(DATA SHOWN)
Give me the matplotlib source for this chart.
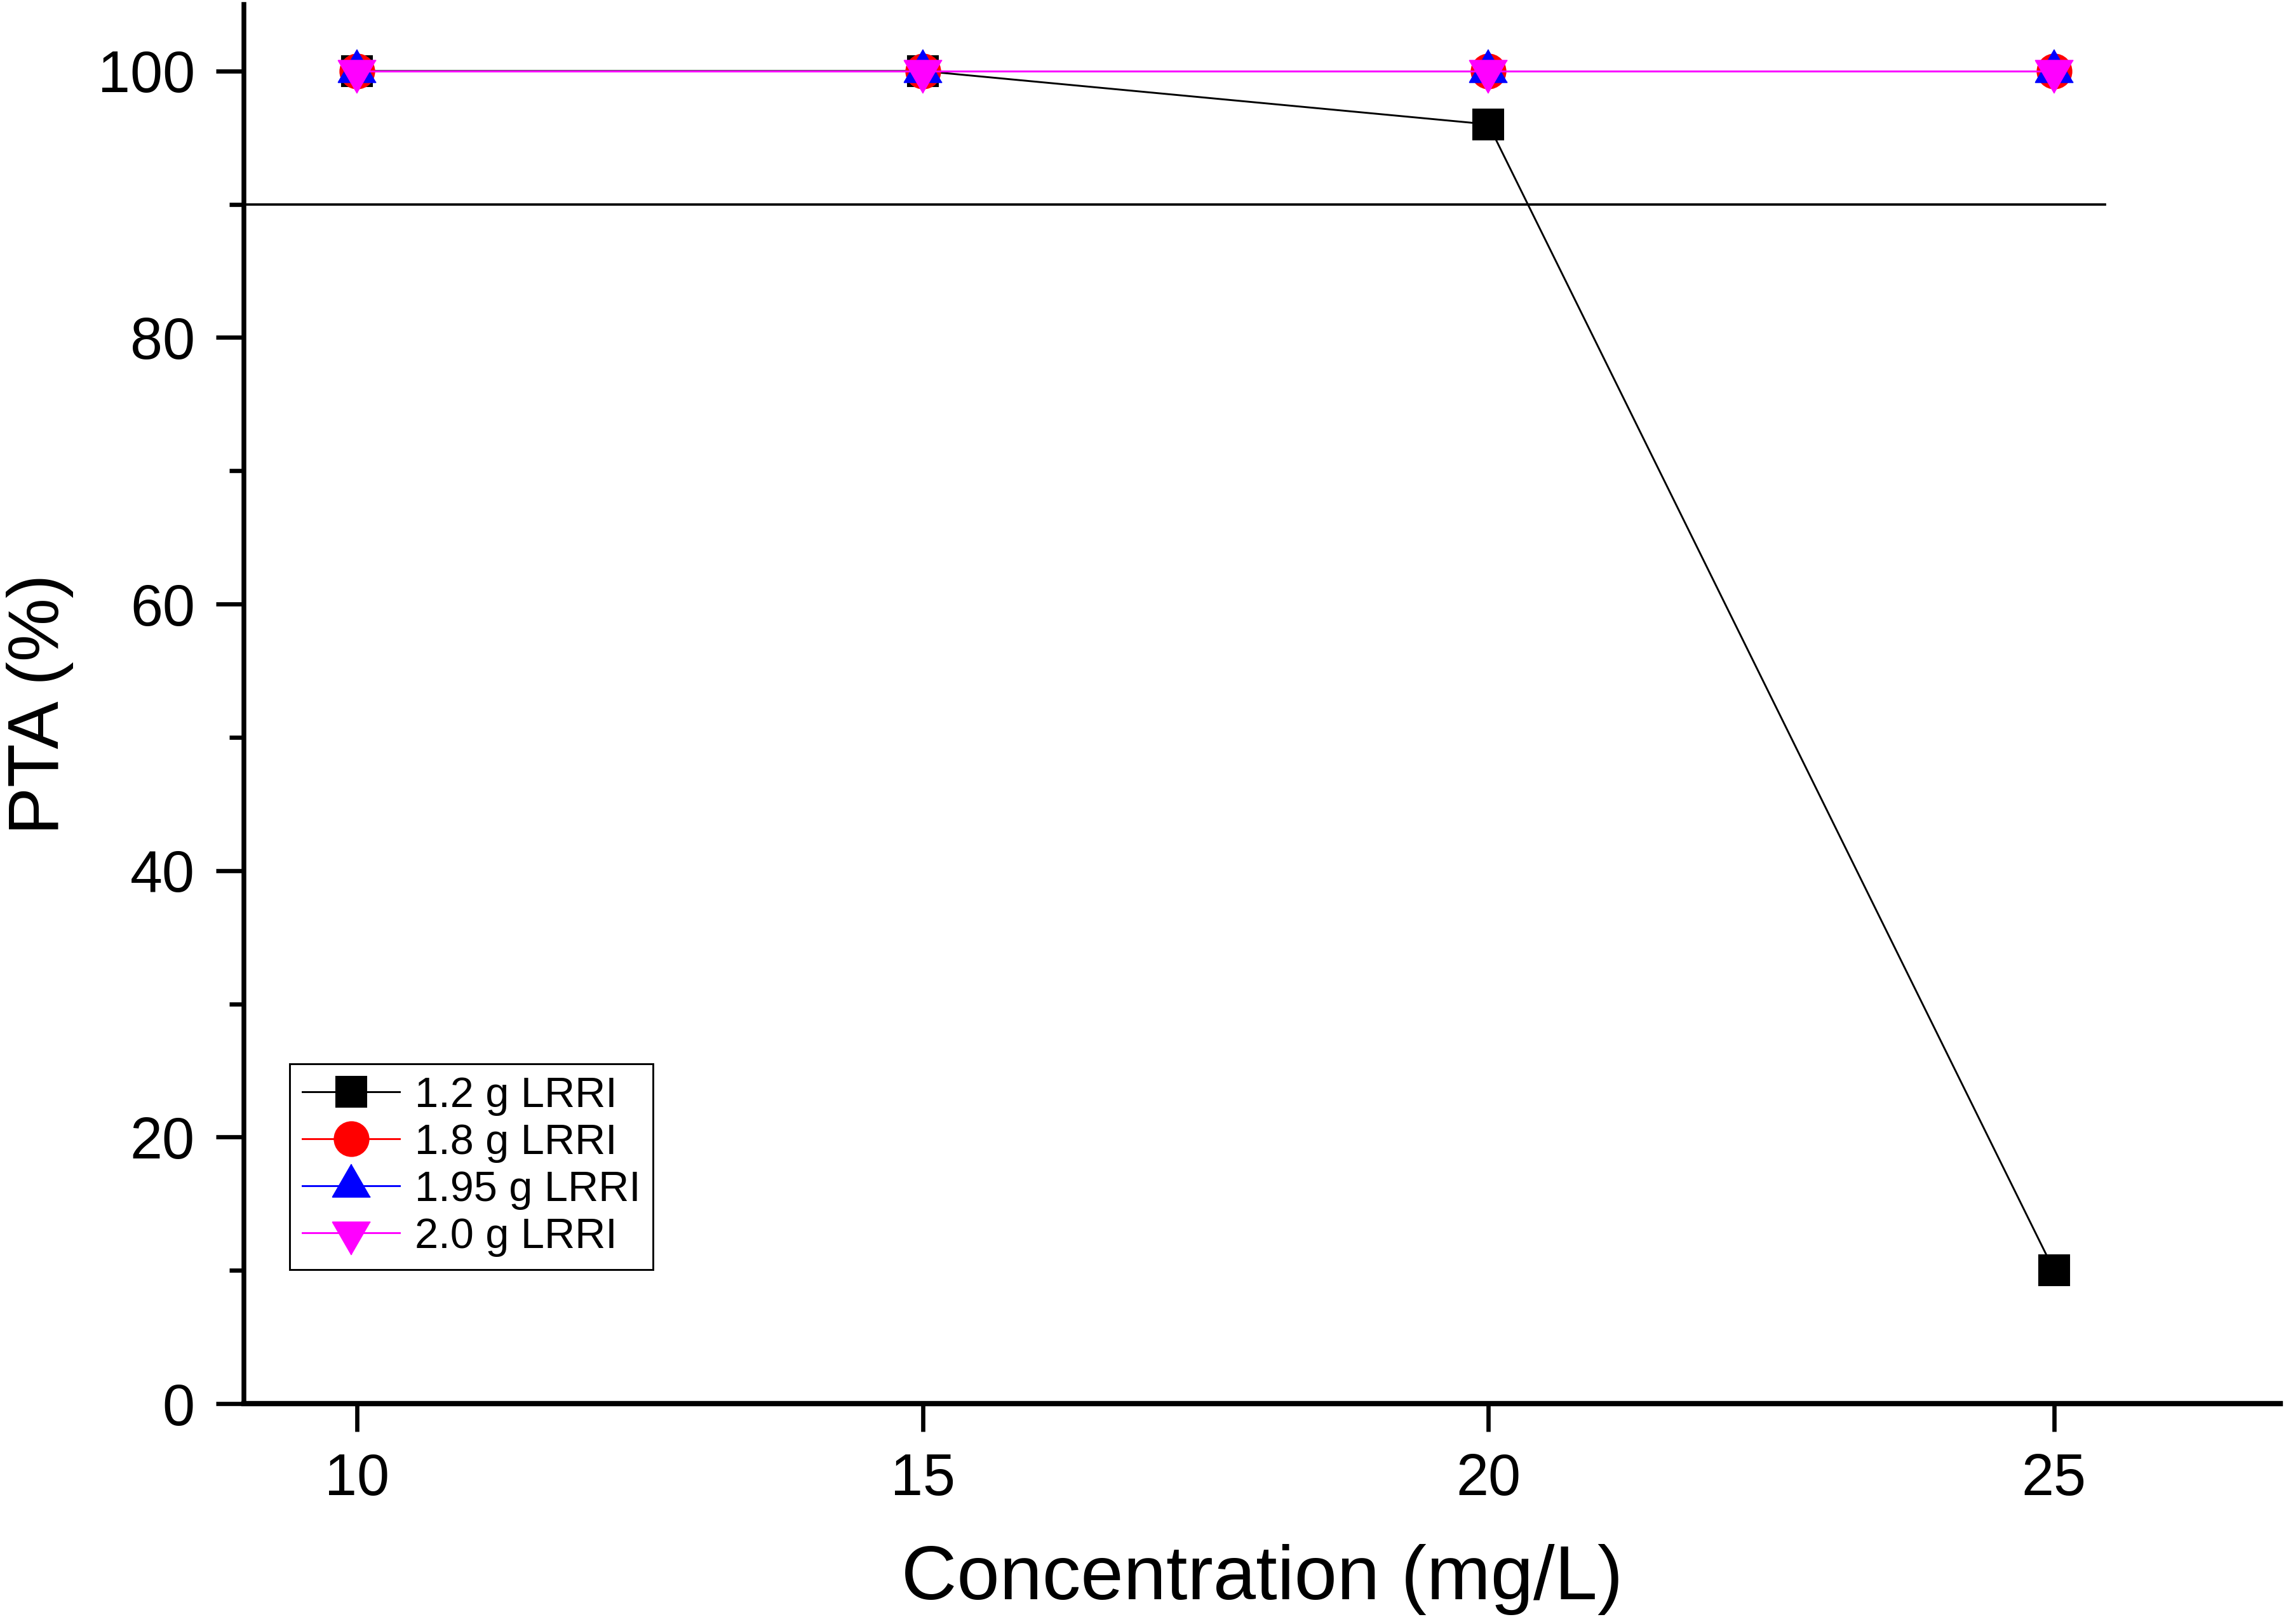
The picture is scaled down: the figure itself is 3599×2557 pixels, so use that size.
import matplotlib
matplotlib.use("Agg")
import matplotlib.pyplot as plt
from matplotlib.ticker import MultipleLocator

plt.rcParams["font.family"] = ["Liberation Sans", "DejaVu Sans"]

# data
conc = [10, 15, 20, 25]
pta_12 = [100, 100, 96, 10]
pta_18 = [100, 100, 100, 100]
pta_195 = [100, 100, 100, 100]
pta_20 = [100, 100, 100, 100]
limit = 90
limit_span = [9, 25.45]


def tri(up=True):
    # equilateral triangle centred on its centroid (Origin style)
    h = 3 ** 0.5 / 2
    s = 1 if up else -1
    return [(0, s * 2 * h / 3), (-0.5, -s * h / 3), (0.5, -s * h / 3)]


series = [
    ("1.2 g LRRI", pta_12, "#000000", "s", 11.5),
    ("1.8 g LRRI", pta_18, "#ff0000", "o", 13),
    ("1.95 g LRRI", pta_195, "#0000ff", tri(True), 16.5),
    ("2.0 g LRRI", pta_20, "#ff00ff", tri(False), 16.5),
]

fig = plt.figure(figsize=(3599 / 300, 2557 / 300), dpi=300)
ax = fig.add_axes([0.1067, 0.1357, 0.8908, 0.8616])

ax.plot(limit_span, [limit, limit], color="black", lw=0.9, zorder=1)
for label, vals, col, mk, ms in series:
    ax.plot(conc, vals, color=col, lw=0.7, marker=mk, ms=ms,
            mfc=col, mec=col, mew=0.5, label=label, zorder=3)

ax.set_xlim(9, 27)
ax.set_ylim(0, 105)
ax.set_xticks(conc)
ax.yaxis.set_major_locator(MultipleLocator(20))
ax.yaxis.set_minor_locator(MultipleLocator(10))

for side in ("top", "right"):
    ax.spines[side].set_visible(False)
ax.spines["left"].set_linewidth(1.8)
ax.spines["bottom"].set_linewidth(2.0)

ax.tick_params(axis="both", which="major", direction="out", length=10.5,
               width=1.6, labelsize=22, pad=8)
ax.tick_params(axis="y", which="minor", direction="out", length=5.5, width=1.6)

ax.set_xlabel("Concentration (mg/L)", fontsize=29, labelpad=14)
ax.set_ylabel("PTA (%)", fontsize=27, labelpad=9)

leg = ax.legend(loc="lower left", bbox_to_anchor=(0.0225, 0.096), fontsize=16,
                frameon=True, fancybox=False, edgecolor="black", framealpha=1,
                handlelength=2.3, handletextpad=0.35, labelspacing=0.18,
                borderpad=0.3, borderaxespad=0)
leg.get_frame().set_linewidth(0.7)

fig.savefig("out.png", dpi=300, facecolor="white")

(YOUR TASK) The lines to return run from the one containing "The picture is" down to the one containing "limit_span = [9, 25.45]"; give them exactly, both included, and no others.

(SOLUTION TO THE EXERCISE)
The picture is scaled down: the figure itself is 3599×2557 pixels, so use that size.
import matplotlib
matplotlib.use("Agg")
import matplotlib.pyplot as plt
from matplotlib.ticker import MultipleLocator

plt.rcParams["font.family"] = ["Liberation Sans", "DejaVu Sans"]

# data
conc = [10, 15, 20, 25]
pta_12 = [100, 100, 96, 10]
pta_18 = [100, 100, 100, 100]
pta_195 = [100, 100, 100, 100]
pta_20 = [100, 100, 100, 100]
limit = 90
limit_span = [9, 25.45]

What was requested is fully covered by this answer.